Germany, Europe's automotive heartland, faces particularly acute challenges. While EV sales in Germany rebounded strongly in 2025 with a 43.2% increase to 545,142 vehicles, Chinese manufacturers made dramatic inroads from a low base. BYD saw its German sales skyrocket over 700% to more than 23,000 cars, giving it 0.8% of the overall market.

'International vehicle manufacturers with affordable battery electric vehicles and plug-in hybrids have contributed disproportionately to growth in these segments,' noted Imelda Labbé, head of the VDIK foreign carmakers' lobby in Germany.

Meanwhile, German manufacturers are losing ground in China itself. Volkswagen reported an 8% sales decline in 2025, Mercedes-Benz saw a 19% drop, and BMW sold 12.5% fewer cars in the crucial Chinese market. With German carmakers selling about 30% of their vehicles in China, this represents a double squeeze.

Job Losses Mount Across the Continent

The human cost of this transition is becoming increasingly apparent. According to the EU research agency Eurofound, the automotive industry directly employs around 6 million workers in the EU, with another 6 million in related sectors. Since 2019, job losses have accelerated dramatically, with around 100,000 layoffs announced by European companies in 2024 and early 2025 alone.

Leading German automotive expert Ferdinand Dudenhöffer, head of the Center Automotive Research (CAR), remains skeptical about the effectiveness of minimum prices. 'Given the current price level in Europe, there should still be significant scope for Chinese manufacturers to reduce prices,' he warned.

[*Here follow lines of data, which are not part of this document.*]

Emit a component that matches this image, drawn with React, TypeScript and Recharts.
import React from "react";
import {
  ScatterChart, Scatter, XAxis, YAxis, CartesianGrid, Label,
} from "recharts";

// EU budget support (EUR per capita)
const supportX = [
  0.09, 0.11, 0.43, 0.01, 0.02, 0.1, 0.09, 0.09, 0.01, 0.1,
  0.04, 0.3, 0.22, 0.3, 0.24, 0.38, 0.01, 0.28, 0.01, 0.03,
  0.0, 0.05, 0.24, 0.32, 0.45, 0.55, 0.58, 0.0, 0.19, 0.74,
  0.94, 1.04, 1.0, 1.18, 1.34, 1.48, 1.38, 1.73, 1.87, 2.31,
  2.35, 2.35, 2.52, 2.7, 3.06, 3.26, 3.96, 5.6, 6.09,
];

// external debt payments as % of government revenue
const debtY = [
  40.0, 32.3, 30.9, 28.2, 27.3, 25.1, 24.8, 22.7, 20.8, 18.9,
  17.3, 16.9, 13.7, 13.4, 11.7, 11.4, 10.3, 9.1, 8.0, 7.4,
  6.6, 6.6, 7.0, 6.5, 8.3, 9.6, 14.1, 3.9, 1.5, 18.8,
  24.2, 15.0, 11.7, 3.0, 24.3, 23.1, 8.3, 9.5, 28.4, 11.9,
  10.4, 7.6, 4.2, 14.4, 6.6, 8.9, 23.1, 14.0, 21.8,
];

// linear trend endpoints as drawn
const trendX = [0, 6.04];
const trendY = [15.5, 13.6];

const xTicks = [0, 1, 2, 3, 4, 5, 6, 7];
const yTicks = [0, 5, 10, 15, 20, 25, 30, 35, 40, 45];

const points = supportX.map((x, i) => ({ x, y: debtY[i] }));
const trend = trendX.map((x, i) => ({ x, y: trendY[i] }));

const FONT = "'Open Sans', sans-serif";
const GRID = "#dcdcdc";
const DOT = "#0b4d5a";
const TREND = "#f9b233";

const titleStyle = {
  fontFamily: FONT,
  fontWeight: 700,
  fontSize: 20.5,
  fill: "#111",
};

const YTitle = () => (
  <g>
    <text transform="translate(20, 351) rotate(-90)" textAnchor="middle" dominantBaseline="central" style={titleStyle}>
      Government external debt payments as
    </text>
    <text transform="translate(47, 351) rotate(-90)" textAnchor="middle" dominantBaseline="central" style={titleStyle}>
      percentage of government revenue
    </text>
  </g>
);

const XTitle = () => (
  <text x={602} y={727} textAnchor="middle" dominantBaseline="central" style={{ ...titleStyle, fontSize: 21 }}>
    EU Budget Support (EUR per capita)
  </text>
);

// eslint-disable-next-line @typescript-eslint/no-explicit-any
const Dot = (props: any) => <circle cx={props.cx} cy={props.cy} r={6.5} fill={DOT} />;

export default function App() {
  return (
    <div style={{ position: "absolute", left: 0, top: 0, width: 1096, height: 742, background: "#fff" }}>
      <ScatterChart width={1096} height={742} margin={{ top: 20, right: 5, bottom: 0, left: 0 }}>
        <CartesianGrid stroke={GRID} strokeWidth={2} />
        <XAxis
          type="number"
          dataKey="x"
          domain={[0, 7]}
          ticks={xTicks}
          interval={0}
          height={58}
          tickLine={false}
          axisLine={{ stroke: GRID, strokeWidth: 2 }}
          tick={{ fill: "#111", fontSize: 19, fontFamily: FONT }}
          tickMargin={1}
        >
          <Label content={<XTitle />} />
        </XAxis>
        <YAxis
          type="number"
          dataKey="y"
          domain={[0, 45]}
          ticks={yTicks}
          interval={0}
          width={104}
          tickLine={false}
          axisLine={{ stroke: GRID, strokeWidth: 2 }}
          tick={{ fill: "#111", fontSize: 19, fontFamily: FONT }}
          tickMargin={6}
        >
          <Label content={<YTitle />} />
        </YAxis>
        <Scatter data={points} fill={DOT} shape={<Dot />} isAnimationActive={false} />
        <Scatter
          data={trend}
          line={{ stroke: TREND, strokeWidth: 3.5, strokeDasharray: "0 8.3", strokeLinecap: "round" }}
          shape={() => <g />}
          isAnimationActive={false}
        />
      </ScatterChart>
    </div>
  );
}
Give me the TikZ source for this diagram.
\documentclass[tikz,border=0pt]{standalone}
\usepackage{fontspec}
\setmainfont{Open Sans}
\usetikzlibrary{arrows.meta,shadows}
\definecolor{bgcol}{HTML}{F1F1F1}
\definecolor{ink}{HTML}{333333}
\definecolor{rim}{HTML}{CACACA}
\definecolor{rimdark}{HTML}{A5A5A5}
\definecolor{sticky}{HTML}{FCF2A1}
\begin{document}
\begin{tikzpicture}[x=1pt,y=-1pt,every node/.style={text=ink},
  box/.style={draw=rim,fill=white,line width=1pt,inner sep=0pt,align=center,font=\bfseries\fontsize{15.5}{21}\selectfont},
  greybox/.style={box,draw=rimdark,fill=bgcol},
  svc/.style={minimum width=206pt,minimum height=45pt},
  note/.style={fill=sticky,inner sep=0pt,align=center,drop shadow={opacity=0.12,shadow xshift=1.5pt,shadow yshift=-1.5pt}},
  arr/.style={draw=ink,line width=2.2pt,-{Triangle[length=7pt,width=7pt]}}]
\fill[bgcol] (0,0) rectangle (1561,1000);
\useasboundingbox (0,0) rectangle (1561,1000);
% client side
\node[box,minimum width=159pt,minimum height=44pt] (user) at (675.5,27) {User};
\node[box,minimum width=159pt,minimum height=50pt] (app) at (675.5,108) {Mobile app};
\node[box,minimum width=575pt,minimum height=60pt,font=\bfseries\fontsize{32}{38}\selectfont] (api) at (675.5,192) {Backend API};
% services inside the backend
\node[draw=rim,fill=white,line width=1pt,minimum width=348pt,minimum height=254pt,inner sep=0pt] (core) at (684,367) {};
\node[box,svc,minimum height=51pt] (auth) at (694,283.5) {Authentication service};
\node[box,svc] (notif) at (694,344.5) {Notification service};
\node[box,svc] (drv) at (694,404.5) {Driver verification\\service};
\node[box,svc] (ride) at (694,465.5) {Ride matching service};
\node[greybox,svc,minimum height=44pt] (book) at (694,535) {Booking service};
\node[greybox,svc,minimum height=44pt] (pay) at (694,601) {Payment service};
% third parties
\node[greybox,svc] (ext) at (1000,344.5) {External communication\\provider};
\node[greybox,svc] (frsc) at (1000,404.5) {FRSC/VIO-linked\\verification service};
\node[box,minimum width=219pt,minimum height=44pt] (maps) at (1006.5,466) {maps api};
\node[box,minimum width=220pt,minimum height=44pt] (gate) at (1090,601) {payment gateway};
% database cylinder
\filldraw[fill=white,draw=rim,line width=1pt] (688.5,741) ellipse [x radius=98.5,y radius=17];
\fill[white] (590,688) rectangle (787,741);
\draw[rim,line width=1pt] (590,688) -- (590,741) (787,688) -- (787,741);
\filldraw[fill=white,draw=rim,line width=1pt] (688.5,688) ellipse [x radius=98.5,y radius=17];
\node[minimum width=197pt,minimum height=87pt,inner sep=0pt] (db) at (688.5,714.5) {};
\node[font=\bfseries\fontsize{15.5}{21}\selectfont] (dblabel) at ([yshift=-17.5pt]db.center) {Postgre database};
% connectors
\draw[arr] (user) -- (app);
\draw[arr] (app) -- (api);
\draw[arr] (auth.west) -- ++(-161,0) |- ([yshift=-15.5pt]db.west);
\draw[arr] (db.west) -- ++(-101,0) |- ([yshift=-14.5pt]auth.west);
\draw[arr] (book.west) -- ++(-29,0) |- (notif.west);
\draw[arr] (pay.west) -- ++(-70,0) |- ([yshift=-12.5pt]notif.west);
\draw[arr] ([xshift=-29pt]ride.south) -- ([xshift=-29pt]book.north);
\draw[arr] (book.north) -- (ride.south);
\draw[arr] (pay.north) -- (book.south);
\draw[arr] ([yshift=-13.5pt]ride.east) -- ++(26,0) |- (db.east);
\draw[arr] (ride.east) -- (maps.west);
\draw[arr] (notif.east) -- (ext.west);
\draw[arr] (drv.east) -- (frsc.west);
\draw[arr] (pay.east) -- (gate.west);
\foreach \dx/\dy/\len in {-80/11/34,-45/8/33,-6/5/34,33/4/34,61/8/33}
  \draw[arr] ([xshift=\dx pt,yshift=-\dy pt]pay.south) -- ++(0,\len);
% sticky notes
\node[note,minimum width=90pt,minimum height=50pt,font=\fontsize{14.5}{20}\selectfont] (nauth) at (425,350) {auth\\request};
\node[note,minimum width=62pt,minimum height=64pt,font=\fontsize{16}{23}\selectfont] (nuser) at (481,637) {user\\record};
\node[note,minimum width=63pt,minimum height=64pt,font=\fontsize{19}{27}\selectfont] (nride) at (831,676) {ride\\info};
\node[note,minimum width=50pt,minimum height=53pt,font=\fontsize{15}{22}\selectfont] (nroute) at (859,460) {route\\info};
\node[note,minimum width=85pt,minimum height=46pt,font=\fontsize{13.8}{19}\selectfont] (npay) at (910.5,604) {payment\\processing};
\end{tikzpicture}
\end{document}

Green Policy Retreat: The 2035 Combustion Engine Rollback

Adding to the industry's uncertainty, the EU has significantly revised its ambitious climate targets for the automotive sector. The previously announced 2035 ban on new internal combustion engine vehicles has been scaled back to a 90% emissions reduction target, with the remaining 10% gap allowed to be offset through various means.

This policy reversal has drawn criticism from both environmentalists and industry groups. 'In times of increasing international competition, in times when European economic power is crucial, this overall package from Brussels is disastrous,' said Hildegard Müller, president of the German Association of the Automotive Industry (VDA).

The Supply Chain Ripple Effect

The impact extends beyond major manufacturers to the entire automotive ecosystem. Countries like Bulgaria, which have become important suppliers of automotive components to European manufacturers, face indirect exposure to the EU-China trade dispute. The sector generates close to €11 billion in annual turnover for Bulgaria, making it one of the country's strongest industrial branches.

Dudenhöffer's outlook remains grim: 'Growth is taking place in Asia, and Asian car manufacturers (Japan, Korea, China) are increasingly dominating the car business.' He expects the European automotive sector to shrink in coming years as production shifts to the US and Asia.

The European automotive industry stands at a pivotal moment, caught between aggressive Chinese competition, shifting environmental policies, and the urgent need to transform its business model. How European carmakers navigate these challenges will determine not just their own future, but that of millions of workers across the continent.